Exercise task
Take every line from the first down to the line with "(0,0) rectangle (2560,3035);" and set it down exactly, without the pictures.
»»
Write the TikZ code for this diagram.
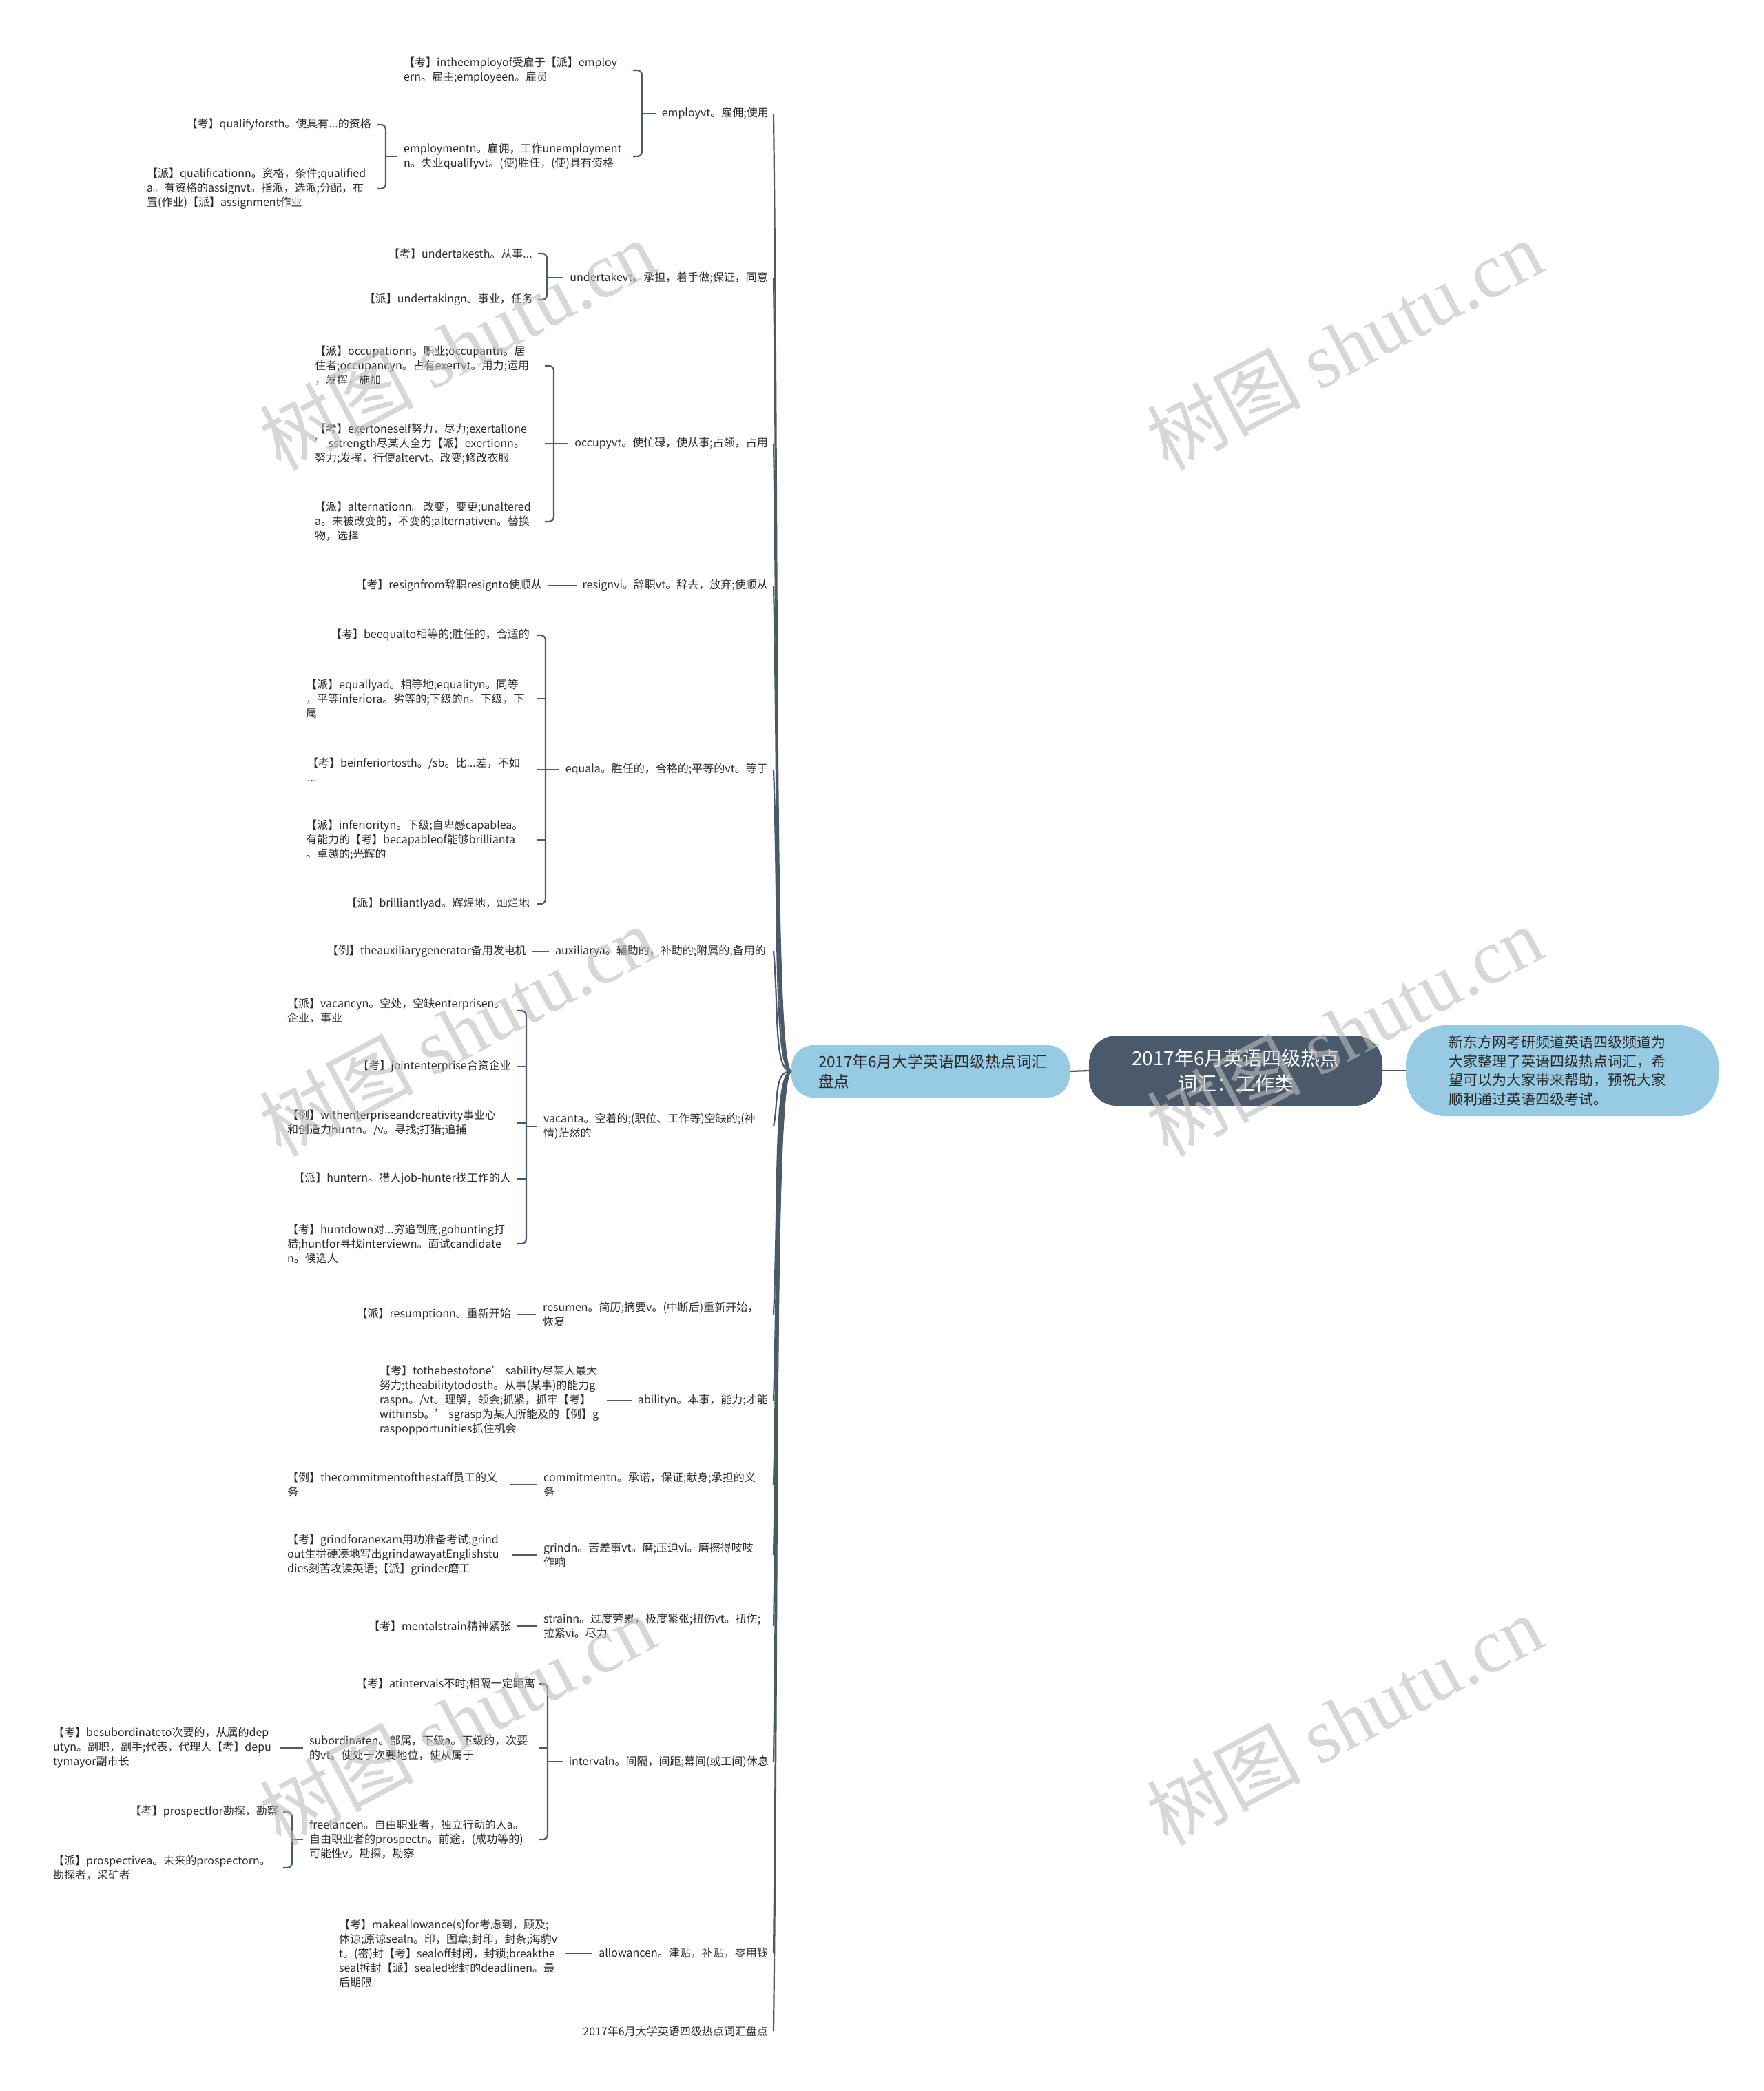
\documentclass[tikz,border=0pt]{standalone}
\usepackage{fontspec}
\setmainfont{Noto Sans CJK SC}
\newfontfamily\wmserif{Liberation Serif}
\usetikzlibrary{calc}
\definecolor{slate}{HTML}{4A5A6A}
\definecolor{sky}{HTML}{96CBE3}
\definecolor{txt}{HTML}{2B2B2B}
\definecolor{wmc}{HTML}{BDBDBD}
\newcommand\trunkline[2]{\draw[ln] (L.west) .. controls ($(L.west)+(-26,0)$) and ($(#1.east -| tx)+(8,#2)$) .. (#1.east -| tx);}
\begin{document}
\begin{tikzpicture}[x=1pt,y=-1pt,
  t/.style={inner sep=0pt, font=\fontsize{16}{21}\selectfont, text=txt, align=left},
  ln/.style={draw=slate, line width=2.2pt},
  br/.style={ln, rounded corners=7pt},
  wm/.style={text=wmc, opacity=0.6, rotate=28, font=\fontsize{112}{116}\selectfont, inner sep=0pt}]
\useasboundingbox[fill=white] (0,0) rectangle (2560,3035);

% main nodes
\node[fill=sky, rounded corners=32pt, minimum width=404pt, minimum height=76pt, inner sep=0pt, text width=326pt, align=left, font=\fontsize{22.5}{29}\selectfont, text=txt] (L) at (1351,1555) {2017年6月大学英语四级热点词汇\\盘点};
\node[fill=slate, rounded corners=40pt, minimum width=426pt, minimum height=102pt, inner sep=0pt, align=center, font=\fontsize{28}{37}\selectfont, text=white] (R) at (1794,1554) {2017年6月英语四级热点\\词汇：工作类};
\node[fill=sky, rounded corners=58pt, minimum width=454pt, minimum height=132pt, inner sep=0pt, text width=330pt, align=left, font=\fontsize{21}{27.5}\selectfont, text=txt] (Q) at (2268,1554) {新东方网考研频道英语四级频道为\\大家整理了英语四级热点词汇，希\\望可以为大家带来帮助，预祝大家\\顺利通过英语四级考试。};
\draw[ln] (L.east) -- (R.west);
\draw[ln] (R.east) -- (Q.west);

% level 2
\node[t, anchor=east] (e1) at (1116,165) {employvt。雇佣;使用};
\node[t, anchor=east] (e2) at (1115,403) {undertakevt。承担，着手做;保证，同意};
\node[t, anchor=east] (e3) at (1115,644) {occupyvt。使忙碌，使从事;占领，占用};
\node[t, anchor=east] (e4) at (1115,850) {resignvi。辞职vt。辞去，放弃;使顺从};
\node[t, anchor=east] (e5) at (1115,1117) {equala。胜任的，合格的;平等的vt。等于};
\node[t, anchor=east] (e6) at (1112,1381) {auxiliarya。辅助的，补助的;附属的;备用的};
\node[t, anchor=west] (e7) at (789,1635) {vacanta。空着的;(职位、工作等)空缺的;(神\\情)茫然的};
\node[t, anchor=west] (e8) at (788,1908) {resumen。简历;摘要v。(中断后)重新开始，\\恢复};
\node[t, anchor=east] (e9) at (1115,2033) {abilityn。本事，能力;才能};
\node[t, anchor=west] (e10) at (789,2155) {commitmentn。承诺，保证;献身;承担的义\\务};
\node[t, anchor=west] (e11) at (789,2257) {grindn。苦差事vt。磨;压迫vi。磨擦得吱吱\\作响};
\node[t, anchor=west] (e12) at (789,2360) {strainn。过度劳累，极度紧张;扭伤vt。扭伤;\\拉紧vi。尽力};
\node[t, anchor=east] (e13) at (1116,2557) {intervaln。间隔，间距;幕间(或工间)休息};
\node[t, anchor=east] (e14) at (1115,2835) {allowancen。津贴，补贴，零用钱};
\node[t, anchor=east] (e15) at (1115,2948) {2017年6月大学英语四级热点词汇盘点};

% trunk
\coordinate (tx) at (1123,0);
\trunkline{e1}{694}
\trunkline{e2}{575}
\trunkline{e3}{455}
\trunkline{e4}{352}
\trunkline{e5}{219}
\trunkline{e6}{87}
\trunkline{e7}{-41}
\trunkline{e8}{-177}
\trunkline{e9}{-240}
\trunkline{e10}{-301}
\trunkline{e11}{-352}
\trunkline{e12}{-403}
\trunkline{e13}{-502}
\trunkline{e14}{-641}
\trunkline{e15}{-697}

% employ group
\node[t, anchor=west] (a1) at (586,102) {【考】intheemployof受雇于【派】employ\\ern。雇主;employeen。雇员};
\node[t, anchor=west] (a2) at (586,227) {employmentn。雇佣，工作unemployment\\n。失业qualifyvt。(使)胜任，(使)具有资格};
\node[t, anchor=east] (a21) at (539,181) {【考】qualifyforsth。使具有...的资格};
\node[t, anchor=west] (a22) at (213,274) {【派】qualificationn。资格，条件;qualified\\a。有资格的assignvt。指派，选派;分配，布\\置(作业)【派】assignment作业};
\coordinate (bk1) at (932,165); \coordinate (hk1) at (919,165);
\draw[br] (a1.east -| hk1) -| (bk1);
\draw[br] (a2.east -| hk1) -| (bk1);
\draw[ln] (bk1) -- ([xshift=-9pt]e1.west);
\coordinate (bk2) at (560,227); \coordinate (hk2) at (547,227);
\draw[br] (a21.east -| hk2) -| (bk2);
\draw[br] (a22.east -| hk2) -| (bk2);
\draw[ln] (bk2) -- ([xshift=-9pt]a2.west);

% undertake group
\node[t, anchor=east] (b1) at (773,368) {【考】undertakesth。从事...};
\node[t, anchor=east] (b2) at (774,435) {【派】undertakingn。事业，任务};
\coordinate (bk3) at (794,403); \coordinate (hk3) at (781,403);
\draw[br] (b1.east -| hk3) -| (bk3);
\draw[br] (b2.east -| hk3) -| (bk3);
\draw[ln] (bk3) -- ([xshift=-9pt]e2.west);

% occupy group
\node[t, anchor=west] (c1) at (457,531) {【派】occupationn。职业;occupantn。居\\住者;occupancyn。占有exertvt。用力;运用\\，发挥，施加};
\node[t, anchor=west] (c2) at (457,644) {【考】exertoneself努力，尽力;exertallone\\’ sstrength尽某人全力【派】exertionn。\\努力;发挥，行使altervt。改变;修改衣服};
\node[t, anchor=west] (c3) at (457,757) {【派】alternationn。改变，变更;unaltered\\a。未被改变的，不变的;alternativen。替换\\物，选择};
\coordinate (bk4) at (804,644); \coordinate (hk4) at (791,644);
\draw[br] (c1.east -| hk4) -| (bk4);
\draw[br] (c3.east -| hk4) -| (bk4);
\draw[ln] (c2.east -| hk4) -- (c2.east -| bk4);
\draw[ln] (bk4) -- ([xshift=-9pt]e3.west);

% resign
\node[t, anchor=east] (d1) at (787,850) {【考】resignfrom辞职resignto使顺从};
\draw[ln] ([xshift=8pt]d1.east) -- ([xshift=-8pt]e4.west);

% equal group
\node[t, anchor=east] (f1) at (769,922) {【考】beequalto相等的;胜任的，合适的};
\node[t, anchor=west] (f2) at (444,1014) {【派】equallyad。相等地;equalityn。同等\\，平等inferiora。劣等的;下级的n。下级，下\\属};
\node[t, anchor=west] (f3) at (446,1117) {【考】beinferiortosth。/sb。比...差，不如\\...};
\node[t, anchor=west] (f4) at (444,1219) {【派】inferiorityn。下级;自卑感capablea。\\有能力的【考】becapableof能够brillianta\\。卓越的;光辉的};
\node[t, anchor=east] (f5) at (769,1312) {【派】brilliantlyad。辉煌地，灿烂地};
\coordinate (bk5) at (792,1117); \coordinate (hk5) at (779,1117);
\draw[br] (f1.east -| hk5) -| (bk5);
\draw[br] (f5.east -| hk5) -| (bk5);
\draw[ln] (f2.east -| hk5) -- (f2.east -| bk5);
\draw[ln] (f3.east -| hk5) -- (f3.east -| bk5);
\draw[ln] (f4.east -| hk5) -- (f4.east -| bk5);
\draw[ln] (bk5) -- ([xshift=-9pt]e5.west);

% auxiliary
\node[t, anchor=east] (g1) at (764,1381) {【例】theauxiliarygenerator备用发电机};
\draw[ln] ([xshift=8pt]g1.east) -- ([xshift=-9pt]e6.west);

% vacant group
\node[t, anchor=west] (h1) at (417,1467) {【派】vacancyn。空处，空缺enterprisen。\\企业，事业};
\node[t, anchor=east] (h2) at (742,1548) {【考】jointenterprise合资企业};
\node[t, anchor=west] (h3) at (417,1630) {【例】withenterpriseandcreativity事业心\\和创造力huntn。/v。寻找;打猎;追捕};
\node[t, anchor=east] (h4) at (742,1711) {【派】huntern。猎人job-hunter找工作的人};
\node[t, anchor=west] (h5) at (417,1805) {【考】huntdown对...穷追到底;gohunting打\\猎;huntfor寻找interviewn。面试candidate\\n。候选人};
\coordinate (bk6) at (764,1635); \coordinate (hk6) at (751,1635);
\draw[br] (h1.east -| hk6) -| (bk6);
\draw[br] (h5.east -| hk6) -| (bk6);
\draw[ln] (h2.east -| hk6) -- (h2.east -| bk6);
\draw[ln] (h3.east -| hk6) -- (h3.east -| bk6);
\draw[ln] (h4.east -| hk6) -- (h4.east -| bk6);
\draw[ln] (bk6) -- ([xshift=-9pt]e7.west);

% resume
\node[t, anchor=east] (i1) at (742,1908) {【派】resumptionn。重新开始};
\draw[ln] ([xshift=8pt]i1.east) -- ([xshift=-10pt]e8.west);

% ability
\node[t, anchor=west] (j1) at (551,2033) {【考】tothebestofone’ sability尽某人最大\\努力;theabilitytodosth。从事(某事)的能力g\\raspn。/vt。理解，领会;抓紧，抓牢【考】\\withinsb。’ sgrasp为某人所能及的【例】g\\raspopportunities抓住机会};
\draw[ln] ([xshift=12pt]j1.east) -- ([xshift=-8pt]e9.west);

% commitment, grind, strain
\node[t, anchor=west] (k1) at (417,2155) {【例】thecommitmentofthestaff员工的义\\务};
\draw[ln] ([xshift=18pt]k1.east) -- ([xshift=-9pt]e10.west);
\node[t, anchor=west] (l1) at (417,2257) {【考】grindforanexam用功准备考试;grind\\out生拼硬凑地写出grindawayatEnglishstu\\dies刻苦攻读英语;【派】grinder磨工};
\draw[ln] ([xshift=18pt]l1.east) -- ([xshift=-9pt]e11.west);
\node[t, anchor=east] (m1) at (742,2360) {【考】mentalstrain精神紧张};
\draw[ln] ([xshift=8pt]m1.east) -- ([xshift=-9pt]e12.west);

% interval group
\node[t, anchor=east] (n1) at (777,2444) {【考】atintervals不时;相隔一定距离};
\node[t, anchor=west] (n2) at (449,2537) {subordinaten。部属，下级a。下级的，次要\\的vt。使处于次要地位，使从属于};
\node[t, anchor=west] (n3) at (449,2670) {freelancen。自由职业者，独立行动的人a。\\自由职业者的prospectn。前途，(成功等的)\\可能性v。勘探，勘察};
\coordinate (bk7) at (795,2557); \coordinate (hk7) at (782,2557);
\draw[br] (n1.east -| hk7) -| (bk7);
\draw[br] (n3.east -| hk7) -| (bk7);
\draw[ln] (n2.east -| hk7) -- (n2.east -| bk7);
\draw[ln] (bk7) -- ([xshift=-9pt]e13.west);
\node[t, anchor=west] (n21) at (77,2537) {【考】besubordinateto次要的，从属的dep\\utyn。副职，副手;代表，代理人【考】depu\\tymayor副市长};
\draw[ln] ([xshift=12pt]n21.east) -- ([xshift=-9pt]n2.west);
\node[t, anchor=east] (n31) at (404,2630) {【考】prospectfor勘探，勘察};
\node[t, anchor=west] (n32) at (77,2711) {【派】prospectivea。未来的prospectorn。\\勘探者，采矿者};
\coordinate (bk8) at (424,2670); \coordinate (hk8) at (411,2670);
\draw[br] (n31.east -| hk8) -| (bk8);
\draw[br] (n32.east -| hk8) -| (bk8);
\draw[ln] (bk8) -- ([xshift=-9pt]n3.west);

% allowance
\node[t, anchor=west] (o1) at (492,2835) {【考】makeallowance(s)for考虑到，顾及;\\体谅;原谅sealn。印，图章;封印，封条;海豹v\\t。(密)封【考】sealoff封闭，封锁;breakthe\\seal拆封【派】sealed密封的deadlinen。最\\后期限};
\draw[ln] ([xshift=12pt]o1.east) -- ([xshift=-9pt]e14.west);

% watermarks
\node[wm] (w1) at (664,500) {树图 {\wmserif shutu.cn}};
\node[wm] (w2) at (1952,500) {树图 {\wmserif shutu.cn}};
\node[wm] (w3) at (664,1496) {树图 {\wmserif shutu.cn}};
\node[wm] (w4) at (1952,1496) {树图 {\wmserif shutu.cn}};
\node[wm] (w5) at (664,2496) {树图 {\wmserif shutu.cn}};
\node[wm] (w6) at (1952,2496) {树图 {\wmserif shutu.cn}};
\end{tikzpicture}
\end{document}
««
Response
Write the TikZ code for this diagram.
\documentclass[tikz,border=0pt]{standalone}
\usepackage{fontspec}
\setmainfont{Noto Sans CJK SC}
\newfontfamily\wmserif{Liberation Serif}
\usetikzlibrary{calc}
\definecolor{slate}{HTML}{4A5A6A}
\definecolor{sky}{HTML}{96CBE3}
\definecolor{txt}{HTML}{2B2B2B}
\definecolor{wmc}{HTML}{BDBDBD}
\newcommand\trunkline[2]{\draw[ln] (L.west) .. controls ($(L.west)+(-26,0)$) and ($(#1.east -| tx)+(8,#2)$) .. (#1.east -| tx);}
\begin{document}
\begin{tikzpicture}[x=1pt,y=-1pt,
  t/.style={inner sep=0pt, font=\fontsize{16}{21}\selectfont, text=txt, align=left},
  ln/.style={draw=slate, line width=2.2pt},
  br/.style={ln, rounded corners=7pt},
  wm/.style={text=wmc, opacity=0.6, rotate=28, font=\fontsize{112}{116}\selectfont, inner sep=0pt}]
\useasboundingbox[fill=white] (0,0) rectangle (2560,3035);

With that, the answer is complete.